Short problem
Omit all images. Write out the rest of the material exactly.

Material provided

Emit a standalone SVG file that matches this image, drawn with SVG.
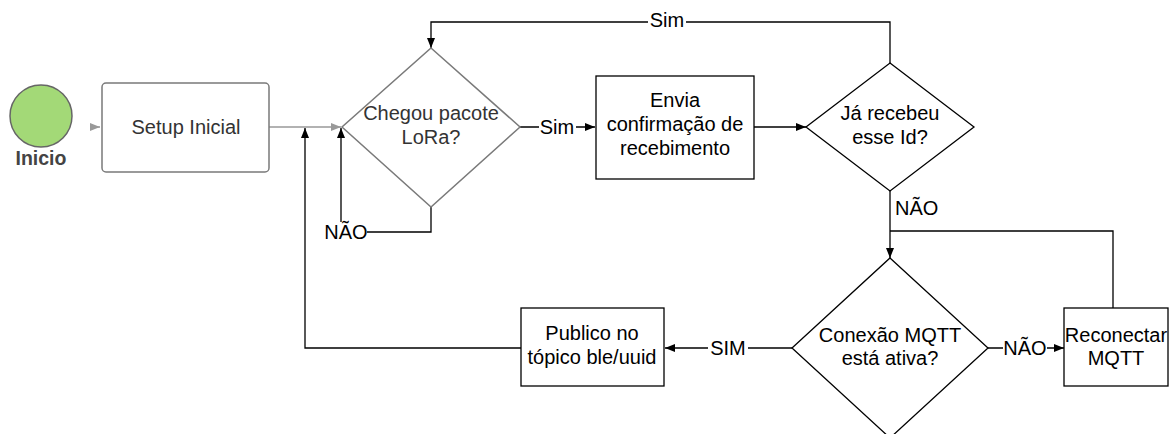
<svg xmlns="http://www.w3.org/2000/svg" width="1174" height="434" viewBox="0 0 1174 434">
<style>
text{font-family:"Liberation Sans",Arial,sans-serif;font-size:20px;text-anchor:middle}
.g{fill:#fff;stroke:#7a7a7a;stroke-width:1.5}
.b{fill:#fff;stroke:#000;stroke-width:1.3}
.gt{fill:#333}
.bt{fill:#000}
.ln{fill:none;stroke:#000;stroke-width:1.3}
.lg{fill:none;stroke:#999;stroke-width:1.5}
.lab{fill:#fff;stroke:none}
</style>
<defs>
<marker id="ab" markerWidth="10" markerHeight="8" refX="10" refY="4" orient="auto" markerUnits="userSpaceOnUse"><path d="M0,0 L10,4 L0,8 Z" fill="#000"/></marker>
<marker id="ag" markerWidth="10" markerHeight="8" refX="10" refY="4" orient="auto" markerUnits="userSpaceOnUse"><path d="M0,0 L10,4 L0,8 Z" fill="#999"/></marker>
</defs>
<g id="connectors">
<path class="lg" d="M90,127 H100" marker-end="url(#ag)"/>
<path class="lg" d="M269,127 H341" marker-end="url(#ag)"/>
<path class="ln" d="M431,207 V232 H341 V128" marker-end="url(#ab)"/>
<path class="ln" d="M520,127 H595" marker-end="url(#ab)"/>
<path class="ln" d="M754,127 H806" marker-end="url(#ab)"/>
<path class="ln" d="M890,63 V22 H431 V48" marker-end="url(#ab)"/>
<path class="ln" d="M890,191 V258" marker-end="url(#ab)"/>
<path class="ln" d="M1113,308 V231 H890"/>
<path class="ln" d="M988,348 H1064" marker-end="url(#ab)"/>
<path class="ln" d="M792,348 H665" marker-end="url(#ab)"/>
<path class="ln" d="M521,348 H305 V128" marker-end="url(#ab)"/>
<rect class="lab" x="648" y="12" width="38" height="20"/>
<text class="bt" x="667" y="27">Sim</text>
<rect class="lab" x="539" y="117" width="37" height="20"/>
<text class="bt" x="557" y="134">Sim</text>
<rect class="lab" x="325" y="222" width="42" height="20"/>
<text class="bt" x="346" y="239">NÃO</text>
<text class="bt" x="895" y="215" style="text-anchor:start">NÃO</text>
<rect class="lab" x="1003" y="338" width="44" height="20"/>
<text class="bt" x="1025" y="355">NÃO</text>
<rect class="lab" x="708" y="338" width="40" height="20"/>
<text class="bt" x="728" y="355">SIM</text>
</g>
<g id="inicio">
<circle cx="41" cy="116" r="31" fill="#a3d977" stroke="#666" stroke-width="1.5"/>
<text x="41" y="165" style="font-weight:bold;font-size:19.5px;fill:#444">Inicio</text>
</g>
<g id="setup">
<rect class="g" x="102" y="83" width="167" height="89" rx="4"/>
<text class="gt" x="186" y="134">Setup Inicial</text>
</g>
<g id="chegou">
<path class="g" d="M431,48 L520,127 L431,207 L342,127 Z"/>
<text class="gt" x="431" y="120">Chegou pacote</text>
<text class="gt" x="431" y="144">LoRa?</text>
</g>
<g id="envia">
<rect class="b" x="596" y="76" width="158" height="103"/>
<text class="bt" x="675" y="107">Envia</text>
<text class="bt" x="675" y="131">confirmação de</text>
<text class="bt" x="675" y="155">recebimento</text>
</g>
<g id="jarecebeu">
<path class="b" d="M890,63 L974,127 L890,191 L806,127 Z"/>
<text class="bt" x="890" y="120">Já recebeu</text>
<text class="bt" x="890" y="144">esse Id?</text>
</g>
<g id="conexao">
<path class="b" d="M890,258 L988,348 L890,438 L792,348 Z"/>
<text class="bt" x="890" y="342">Conexão MQTT</text>
<text class="bt" x="890" y="365">está ativa?</text>
</g>
<g id="reconectar">
<rect class="b" x="1064" y="308" width="104" height="78"/>
<text class="bt" x="1116" y="342">Reconectar</text>
<text class="bt" x="1116" y="365">MQTT</text>
</g>
<g id="publico">
<rect class="b" x="521" y="308" width="143" height="78"/>
<text class="bt" x="592" y="340">Publico no</text>
<text class="bt" x="592" y="364">tópico ble/uuid</text>
</g>
</svg>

Reply to the exercise
Emit a standalone SVG file that matches this image, drawn with SVG.
<svg xmlns="http://www.w3.org/2000/svg" width="1174" height="434" viewBox="0 0 1174 434">
<style>
text{font-family:"Liberation Sans",Arial,sans-serif;font-size:20px;text-anchor:middle}
.g{fill:#fff;stroke:#7a7a7a;stroke-width:1.5}
.b{fill:#fff;stroke:#000;stroke-width:1.3}
.gt{fill:#333}
.bt{fill:#000}
.ln{fill:none;stroke:#000;stroke-width:1.3}
.lg{fill:none;stroke:#999;stroke-width:1.5}
.lab{fill:#fff;stroke:none}
</style>
<defs>
<marker id="ab" markerWidth="10" markerHeight="8" refX="10" refY="4" orient="auto" markerUnits="userSpaceOnUse"><path d="M0,0 L10,4 L0,8 Z" fill="#000"/></marker>
<marker id="ag" markerWidth="10" markerHeight="8" refX="10" refY="4" orient="auto" markerUnits="userSpaceOnUse"><path d="M0,0 L10,4 L0,8 Z" fill="#999"/></marker>
</defs>
<g id="connectors">
<path class="lg" d="M90,127 H100" marker-end="url(#ag)"/>
<path class="lg" d="M269,127 H341" marker-end="url(#ag)"/>
<path class="ln" d="M431,207 V232 H341 V128" marker-end="url(#ab)"/>
<path class="ln" d="M520,127 H595" marker-end="url(#ab)"/>
<path class="ln" d="M754,127 H806" marker-end="url(#ab)"/>
<path class="ln" d="M890,63 V22 H431 V48" marker-end="url(#ab)"/>
<path class="ln" d="M890,191 V258" marker-end="url(#ab)"/>
<path class="ln" d="M1113,308 V231 H890"/>
<path class="ln" d="M988,348 H1064" marker-end="url(#ab)"/>
<path class="ln" d="M792,348 H665" marker-end="url(#ab)"/>
<path class="ln" d="M521,348 H305 V128" marker-end="url(#ab)"/>
<rect class="lab" x="648" y="12" width="38" height="20"/>
<text class="bt" x="667" y="27">Sim</text>
<rect class="lab" x="539" y="117" width="37" height="20"/>
<text class="bt" x="557" y="134">Sim</text>
<rect class="lab" x="325" y="222" width="42" height="20"/>
<text class="bt" x="346" y="239">NÃO</text>
<text class="bt" x="895" y="215" style="text-anchor:start">NÃO</text>
<rect class="lab" x="1003" y="338" width="44" height="20"/>
<text class="bt" x="1025" y="355">NÃO</text>
<rect class="lab" x="708" y="338" width="40" height="20"/>
<text class="bt" x="728" y="355">SIM</text>
</g>
<g id="inicio">
<circle cx="41" cy="116" r="31" fill="#a3d977" stroke="#666" stroke-width="1.5"/>
<text x="41" y="165" style="font-weight:bold;font-size:19.5px;fill:#444">Inicio</text>
</g>
<g id="setup">
<rect class="g" x="102" y="83" width="167" height="89" rx="4"/>
<text class="gt" x="186" y="134">Setup Inicial</text>
</g>
<g id="chegou">
<path class="g" d="M431,48 L520,127 L431,207 L342,127 Z"/>
<text class="gt" x="431" y="120">Chegou pacote</text>
<text class="gt" x="431" y="144">LoRa?</text>
</g>
<g id="envia">
<rect class="b" x="596" y="76" width="158" height="103"/>
<text class="bt" x="675" y="107">Envia</text>
<text class="bt" x="675" y="131">confirmação de</text>
<text class="bt" x="675" y="155">recebimento</text>
</g>
<g id="jarecebeu">
<path class="b" d="M890,63 L974,127 L890,191 L806,127 Z"/>
<text class="bt" x="890" y="120">Já recebeu</text>
<text class="bt" x="890" y="144">esse Id?</text>
</g>
<g id="conexao">
<path class="b" d="M890,258 L988,348 L890,438 L792,348 Z"/>
<text class="bt" x="890" y="342">Conexão MQTT</text>
<text class="bt" x="890" y="365">está ativa?</text>
</g>
<g id="reconectar">
<rect class="b" x="1064" y="308" width="104" height="78"/>
<text class="bt" x="1116" y="342">Reconectar</text>
<text class="bt" x="1116" y="365">MQTT</text>
</g>
<g id="publico">
<rect class="b" x="521" y="308" width="143" height="78"/>
<text class="bt" x="592" y="340">Publico no</text>
<text class="bt" x="592" y="364">tópico ble/uuid</text>
</g>
</svg>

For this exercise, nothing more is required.